The problem
Give back exactly the lines from the beginning of the listing below to the line holding "const yTicks = [0,50,100,150,200,250,300,350,400,450,500];", both ends included; the pictures stay out.

....

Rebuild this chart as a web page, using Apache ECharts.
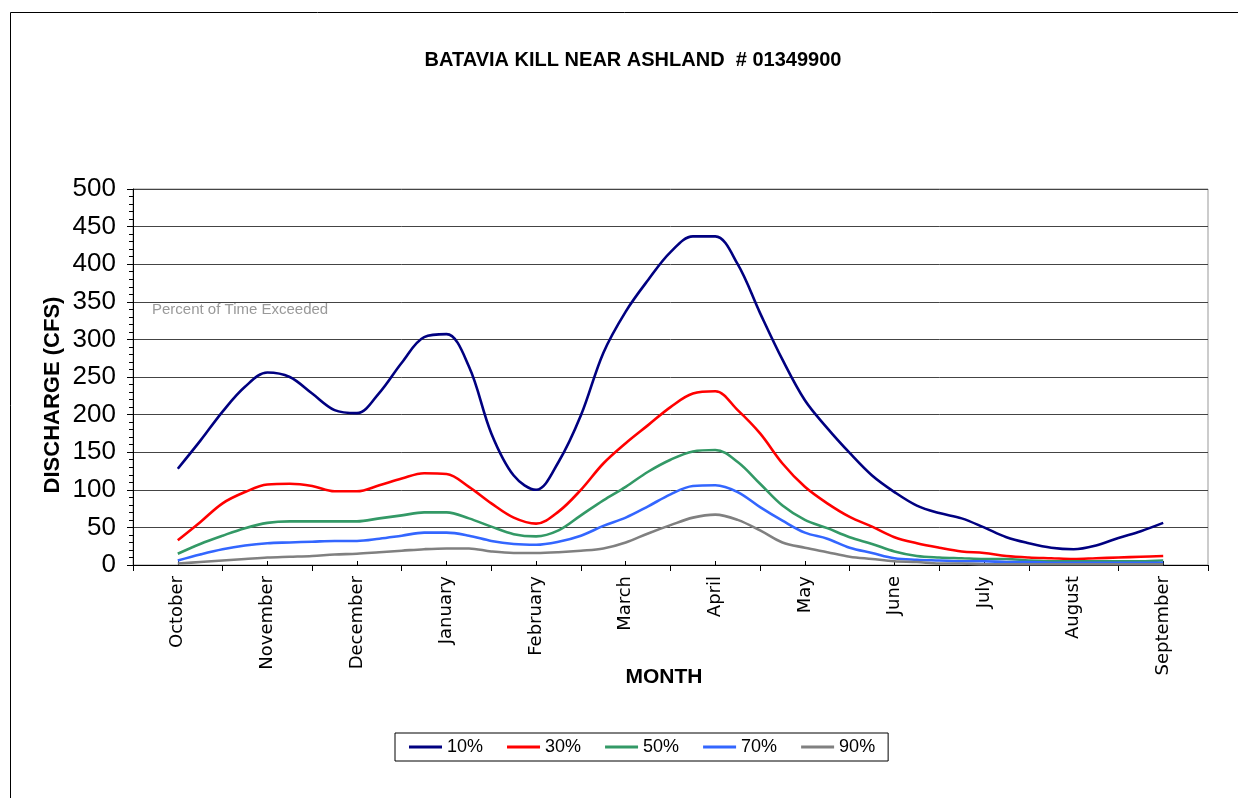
<!DOCTYPE html>
<html>
<head>
<meta charset="utf-8">
<script src="https://cdn.jsdelivr.net/npm/echarts@6/dist/echarts.min.js"></script>
<style>
html,body{margin:0;padding:0;background:#fff;}
#chart{width:1238px;height:798px;}
</style>
</head>
<body>
<div id="chart"></div>
<script>
// Month categories (axis labels)
const months = ['October','November','December','January','February','March','April','May','June','July','August','September'];
// Sample positions: quarter-month steps from October centre to September centre
const samplesPerMonth = 4;
const yTicks = [0,50,100,150,200,250,300,350,400,450,500];

// Discharge (cfs) by percent of time exceeded, read at quarter-month steps
const p10 = [128,165,204,237,256,250,228,206,202,229,269,303,307,264,175,119,100,137,199,282,337,379,416,437,437,400,335,273,219,182,149,119,97,79,69,62,50,37,29,23,21,26,36,45,56];
const p30 = [33,57,82,97,107,108,105,98,98,106,115,122,121,104,82,63,55,71,100,135,162,186,210,228,231,206,175,135,104,82,64,51,37,29,23,18,16,12,10,9,8,9,10,11,12];
const p50 = [15,28,39,49,56,58,58,58,58,62,66,70,70,62,51,41,38,46,66,86,104,124,140,151,153,137,108,79,60,49,37,28,18,12,10,9,8,8,6,5,5,5,5,5,6];
const p70 = [6,14,21,26,29,30,31,32,32,35,39,43,43,39,32,28,27,31,39,52,63,78,94,105,106,97,77,59,43,35,23,16,9,7,6,5,5,4,4,3,3,3,3,3,3];
const p90 = [2,4,6,8,10,11,12,14,15,17,19,21,22,22,18,16,16,17,19,22,30,42,53,63,67,60,46,30,23,17,11,8,5,4,2,2,1,1,1,1,1,1,1,1,1];

const seriesDefs = [
  {name:'10%', data:p10, color:'#000080'},
  {name:'30%', data:p30, color:'#FF0000'},
  {name:'50%', data:p50, color:'#339966'},
  {name:'70%', data:p70, color:'#3366FF'},
  {name:'90%', data:p90, color:'#808080'}
];

function toPairs(arr){
  return arr.map((v,i)=>[0.5 + i/samplesPerMonth, v]);
}

const chart = echarts.init(document.getElementById('chart'), null, {renderer:'canvas'});
const option = {
  backgroundColor:'#fff',
  animation:false,
  title:{
    text:'BATAVIA KILL NEAR ASHLAND  # 01349900',
    left:628, top:45, textAlign:'center',
    textStyle:{fontFamily:"'Liberation Sans',Arial,sans-serif", fontWeight:'bold', fontSize:20, color:'#000'}
  },
  grid:{left:133, right:30, top:189, bottom:233, show:true, borderColor:'#999', borderWidth:1},
  legend:{
    left:395, top:733, width:490,
    padding:[5,13,5,14],
    borderColor:'#000', borderWidth:1,
    icon:'rect', itemWidth:33, itemHeight:3, itemGap:24,
    textStyle:{fontFamily:"'Liberation Sans',Arial,sans-serif", fontSize:18, color:'#000'},
    data:seriesDefs.map(s=>s.name)
  },
  xAxis:[
    {
      type:'category', data:months, boundaryGap:true, position:'bottom',
      axisLine:{lineStyle:{color:'#000', width:1}},
      axisTick:{show:true, length:6, lineStyle:{color:'#000'}},
      axisLabel:{rotate:90, margin:11, fontSize:18, color:'#000', fontFamily:"'DejaVu Sans',sans-serif"},
      splitLine:{show:false}
    },
    {
      type:'value', min:0, max:12, show:false
    },
    {
      type:'category', data:months, boundaryGap:true, position:'bottom',
      axisLine:{show:false},
      axisTick:{show:true, alignWithLabel:true, inside:true, length:4, lineStyle:{color:'#000'}},
      axisLabel:{show:false}, splitLine:{show:false}
    }
  ],
  yAxis:{
    type:'value', min:yTicks[0], max:yTicks[yTicks.length-1], interval:50,
    axisLine:{show:true, lineStyle:{color:'#000'}},
    axisTick:{show:true, length:6, lineStyle:{color:'#000'}},
    minorTick:{show:true, splitNumber:5, length:4, lineStyle:{color:'#000'}},
    axisLabel:{fontSize:26, color:'#000', margin:17, fontFamily:"'Liberation Sans',Arial,sans-serif"},
    splitLine:{show:true, lineStyle:{color:'#444', width:1}}
  },
  graphic:[
    {type:'rect', shape:{x:10.5, y:12.5, width:1250, height:800}, style:{fill:'none', stroke:'#000', lineWidth:1}, silent:true, z:-1},
    {type:'text', left:152, top:302, style:{text:'Percent of Time Exceeded', font:"15px 'Liberation Sans',Arial,sans-serif", fill:'#999'}},
    {type:'text', x:53, y:395, rotation:Math.PI/2,
      style:{text:'DISCHARGE (CFS)', font:"bold 22px 'Liberation Sans',Arial,sans-serif", fill:'#000', align:'center', verticalAlign:'middle'}},
    {type:'text', x:664, y:677,
      style:{text:'MONTH', font:"bold 21px 'Liberation Sans',Arial,sans-serif", fill:'#000', align:'center', verticalAlign:'middle'}}
  ],
  series:seriesDefs.map(s=>({
    name:s.name, type:'line', xAxisIndex:1, data:toPairs(s.data),
    smooth:0.35, showSymbol:false, symbol:'none',
    lineStyle:{color:s.color, width:2.6}, itemStyle:{color:s.color}
  }))
};
chart.setOption(option);
</script>
</body>
</html>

....

In response
Rebuild this chart as a web page, using Apache ECharts.
<!DOCTYPE html>
<html>
<head>
<meta charset="utf-8">
<script src="https://cdn.jsdelivr.net/npm/echarts@6/dist/echarts.min.js"></script>
<style>
html,body{margin:0;padding:0;background:#fff;}
#chart{width:1238px;height:798px;}
</style>
</head>
<body>
<div id="chart"></div>
<script>
// Month categories (axis labels)
const months = ['October','November','December','January','February','March','April','May','June','July','August','September'];
// Sample positions: quarter-month steps from October centre to September centre
const samplesPerMonth = 4;
const yTicks = [0,50,100,150,200,250,300,350,400,450,500];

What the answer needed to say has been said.